▶ _CHALLENGE_: Reproduce, character for character, the lines below from the first through the one with "from matplotlib.patches import". Leave pictures out.

********************

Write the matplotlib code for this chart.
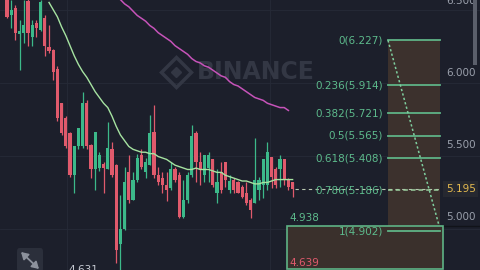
import matplotlib.pyplot as plt
from matplotlib.patches import Rectangle, FancyBboxPatch

# candle data (prices)
opens = [6.53, 6.40, 6.45, 6.27, 6.28, 6.50, 6.25, 6.35, 6.30, 6.38,
         6.18, 6.16, 6.03, 5.79, 5.69, 5.58, 5.29, 5.49, 5.49, 5.79,
         5.50, 5.33, 5.34, 5.37, 5.33, 5.47, 5.36, 4.81, 4.92, 5.31,
         5.12, 5.26, 5.43, 5.31, 5.36, 5.59, 5.29, 5.27, 5.22, 5.20,
         5.33, 5.29, 5.00, 5.12, 5.29, 5.58, 5.38, 5.29, 5.34, 5.40,
         5.17, 5.31, 5.38, 5.19, 5.26, 5.24, 5.21, 5.17, 5.12, 5.10,
         5.19, 5.22, 5.22, 5.42, 5.33, 5.33, 5.40, 5.26, 5.24]
highs = [6.55, 6.51, 6.47, 6.37, 6.51, 6.54, 6.37, 6.37, 6.51, 6.40,
         6.33, 6.17, 6.05, 5.79, 5.70, 5.59, 5.49, 5.62, 5.87, 5.81,
         5.51, 5.59, 5.45, 5.38, 5.66, 5.52, 5.37, 5.15, 5.35, 5.43,
         5.31, 5.44, 5.47, 5.41, 5.71, 5.78, 5.35, 5.31, 5.31, 5.38,
         5.35, 5.31, 5.26, 5.31, 5.64, 5.60, 5.45, 5.43, 5.45, 5.40,
         5.33, 5.38, 5.38, 5.29, 5.27, 5.25, 5.22, 5.24, 5.13, 5.55,
         5.28, 5.40, 5.52, 5.42, 5.35, 5.43, 5.40, 5.27, 5.24]
lows = [6.38, 6.31, 6.23, 6.02, 6.21, 6.19, 6.19, 6.25, 6.29, 6.12,
        6.14, 5.95, 5.67, 5.57, 5.48, 5.28, 5.17, 5.47, 5.48, 5.47,
        5.27, 5.19, 5.32, 5.17, 5.33, 5.28, 4.68, 4.631, 4.91, 5.10,
        5.12, 5.24, 5.33, 5.27, 5.36, 5.27, 5.22, 5.17, 5.11, 5.19,
        5.24, 4.99, 4.99, 5.10, 5.28, 5.24, 5.22, 5.24, 5.24, 5.21,
        5.10, 5.17, 5.21, 5.17, 5.17, 5.17, 5.13, 5.08, 4.99, 5.10,
        5.12, 5.13, 5.19, 5.20, 5.20, 5.21, 5.22, 5.19, 5.14]
closes = [6.39, 6.44, 6.28, 6.29, 6.33, 6.28, 6.33, 6.31, 6.49, 6.19,
          6.15, 6.01, 5.69, 5.58, 5.49, 5.29, 5.49, 5.62, 5.79, 5.49,
          5.33, 5.59, 5.43, 5.34, 5.48, 5.29, 4.77, 4.92, 5.24, 5.12,
          5.26, 5.41, 5.35, 5.38, 5.58, 5.29, 5.24, 5.22, 5.19, 5.33,
          5.26, 5.00, 5.12, 5.29, 5.56, 5.38, 5.33, 5.43, 5.43, 5.22,
          5.24, 5.19, 5.26, 5.25, 5.19, 5.17, 5.14, 5.10, 5.05, 5.26,
          5.26, 5.40, 5.45, 5.28, 5.22, 5.40, 5.26, 5.21, 5.195]

# short moving average, from candle 10 on
ma_fast_start = 10
ma_fast = [6.49, 6.44, 6.39, 6.32, 6.26, 6.19, 6.12, 6.06, 6.01, 5.97,
           5.92, 5.87, 5.83, 5.79, 5.76, 5.70, 5.63, 5.57, 5.53, 5.49,
           5.47, 5.46, 5.45, 5.45, 5.44, 5.44, 5.42, 5.41, 5.40, 5.38,
           5.36, 5.35, 5.34, 5.33, 5.33, 5.34, 5.33, 5.33, 5.33, 5.32,
           5.31, 5.31, 5.29, 5.28, 5.27, 5.26, 5.25, 5.25, 5.24, 5.23,
           5.23, 5.24, 5.24, 5.25, 5.26, 5.26, 5.26, 5.26, 5.26]
# long moving average, from candle 25 on
ma_slow_start = 25
ma_slow = [6.55, 6.53, 6.51, 6.48, 6.46, 6.43, 6.40, 6.38, 6.36, 6.33,
           6.31, 6.28, 6.26, 6.24, 6.22, 6.19, 6.17, 6.15, 6.13, 6.10,
           6.08, 6.07, 6.05, 6.04, 6.02, 6.00, 5.98, 5.97, 5.94, 5.92,
           5.91, 5.89, 5.87, 5.85, 5.83, 5.82, 5.81, 5.79, 5.78, 5.77,
           5.76, 5.76, 5.74]

fib_ratios = ["0", "0.236", "0.382", "0.5", "0.618", "0.786", "1"]
fib_prices = [6.227, 5.914, 5.721, 5.565, 5.408, 5.186, 4.902]
axis_prices = [6.5, 6.0, 5.5, 5.0]
last_price = 5.195
range_hi = 4.938
range_lo = 4.639
low_label = "4.631"

BG = "#1c1f2b"
UP = "#3cb98a"
DOWN = "#e05a6c"
FIB = "#5fb386"
FIBTXT = "#5dba8c"
GRAY = "#9a9fab"


# screen pixel -> data coords (decorations only)
def px_x(x):
    return (x - 7) / 4.2


def px_y(y):
    return 6.507 - y / 144.0


fig = plt.figure(figsize=(4.8, 2.7), dpi=100, facecolor=BG)
ax = fig.add_axes([0, 0, 1, 1], facecolor=BG)
ax.set_xlim(px_x(0), px_x(480))
ax.set_ylim(px_y(270), px_y(0))
ax.axis("off")

# grid
for gy in [10, 83, 156, 229]:
    ax.axhline(px_y(gy), color="#262a37", lw=0.6, zorder=0)
for gx in [67, 270]:
    ax.axvline(px_x(gx), color="#262a37", lw=0.6, zorder=0)

# watermark
ax.text(px_x(197), px_y(72), "BINANCE", color="#333744", fontsize=17,
        fontweight="bold", va="center", ha="left", zorder=0.5)
ax.plot(px_x(176), px_y(72), marker="D", ms=15, mfc="none", mec="#333744",
        mew=2.5, zorder=0.5)
ax.plot(px_x(176), px_y(72), marker="D", ms=5, color="#333744", zorder=0.5)

# candles
for i in range(len(opens)):
    o, h, l, c = opens[i], highs[i], lows[i], closes[i]
    col = UP if c >= o else DOWN
    ax.vlines(i, l, h, color=col, lw=0.9, zorder=2)
    ax.bar(i, max(abs(c - o), 0.006), bottom=min(o, c), width=0.72,
           color=col, zorder=2)

# moving averages
ax.plot(range(ma_fast_start, ma_fast_start + len(ma_fast)), ma_fast,
        color="#a6e3a1", lw=1.0, zorder=3)
ax.plot(range(ma_slow_start, ma_slow_start + len(ma_slow)), ma_slow,
        color="#c653b9", lw=1.1, zorder=3)

# fibonacci retracement
fx0, fx1 = px_x(388), px_x(440)
ax.add_patch(Rectangle((fx0, fib_prices[-1]), fx1 - fx0,
                       fib_prices[0] - fib_prices[-1],
                       facecolor="#3c312d", edgecolor="none", zorder=1))

# range box at the bottom
bx0, bx1 = px_x(287), px_x(443)
ax.add_patch(Rectangle((bx0, range_lo), bx1 - bx0, range_hi - range_lo,
                       facecolor="#3a302c", edgecolor=FIB, lw=1.2, zorder=1.5))
ax.text(px_x(289), range_hi + 0.02, f"{range_hi:.3f}", color=FIBTXT,
        fontsize=7.5, ha="left", va="bottom", zorder=5)
ax.text(px_x(289), range_lo + 0.01, f"{range_lo:.3f}", color=DOWN,
        fontsize=7.5, ha="left", va="bottom", zorder=5)
ax.plot([bx1, px_x(480)], [range_hi, range_hi], color="#111319", lw=1, zorder=1)

for r, p in zip(fib_ratios, fib_prices):
    if r == "0.786":
        ax.plot([fx0, fx1], [p, p], color="#9ccf9f", lw=1.1, ls=(0, (3, 2)),
                zorder=4)
    else:
        ax.plot([fx0, fx1], [p, p], color=FIB, lw=1.3, zorder=4)
    ax.text(px_x(383), p, f"{r}({p:.3f})", color=FIBTXT, fontsize=7.5,
            ha="right", va="center", zorder=5)

# trend line between the two anchors
ax.plot([fx0, fx1 - 0.3], [fib_prices[0], range_hi + 0.01], color="#7fcf9f",
        lw=1.1, ls=(0, (1.5, 1.5)), zorder=4)

# current price line and label
ax.plot([len(closes) - 0.5, fx1], [last_price, last_price], color="#b8c8b0",
        lw=0.8, ls=(0, (3, 3)), zorder=3)
ax.text(px_x(446), last_price, f"{last_price:.3f}", color="#e3b94f",
        fontsize=7.5, ha="left", va="center", zorder=6,
        bbox=dict(boxstyle="square,pad=0.25", facecolor="#262830",
                  edgecolor="none"))

# price axis
for p in axis_prices:
    ax.text(px_x(446), p, f"{p:.3f}", color=GRAY, fontsize=7.5,
            ha="left", va="center", zorder=5)

# scrollbar
ax.add_patch(Rectangle((px_x(473), px_y(65)), px_x(477) - px_x(473),
                       px_y(0) - px_y(65), facecolor="#5b5f6b",
                       edgecolor="none", zorder=5))

# lowest price marker text (cut at bottom)
ax.text(px_x(68), px_y(265), low_label, color="#c8ccd4", fontsize=7.5,
        ha="left", va="top", zorder=5)

# expand icon bottom-left
ax.add_patch(FancyBboxPatch((px_x(17), px_y(272)), px_x(43) - px_x(17),
                            px_y(248) - px_y(272),
                            boxstyle="round,pad=0,rounding_size=0.6",
                            facecolor="#2b2f3b", edgecolor="none", zorder=5,
                            mutation_aspect=0.04))
ax.annotate("", xy=(px_x(39), px_y(269)), xytext=(px_x(21), px_y(252)),
            arrowprops=dict(arrowstyle="<|-|>,head_length=0.5,head_width=0.3",
                            color="#8c919c", lw=1.3, mutation_scale=8,
                            shrinkA=0, shrinkB=0),
            zorder=6)

fig.savefig("out.png", dpi=100, facecolor=BG)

********************

▶ _THE RESPONSE_:
Write the matplotlib code for this chart.
import matplotlib.pyplot as plt
from matplotlib.patches import Rectangle, FancyBboxPatch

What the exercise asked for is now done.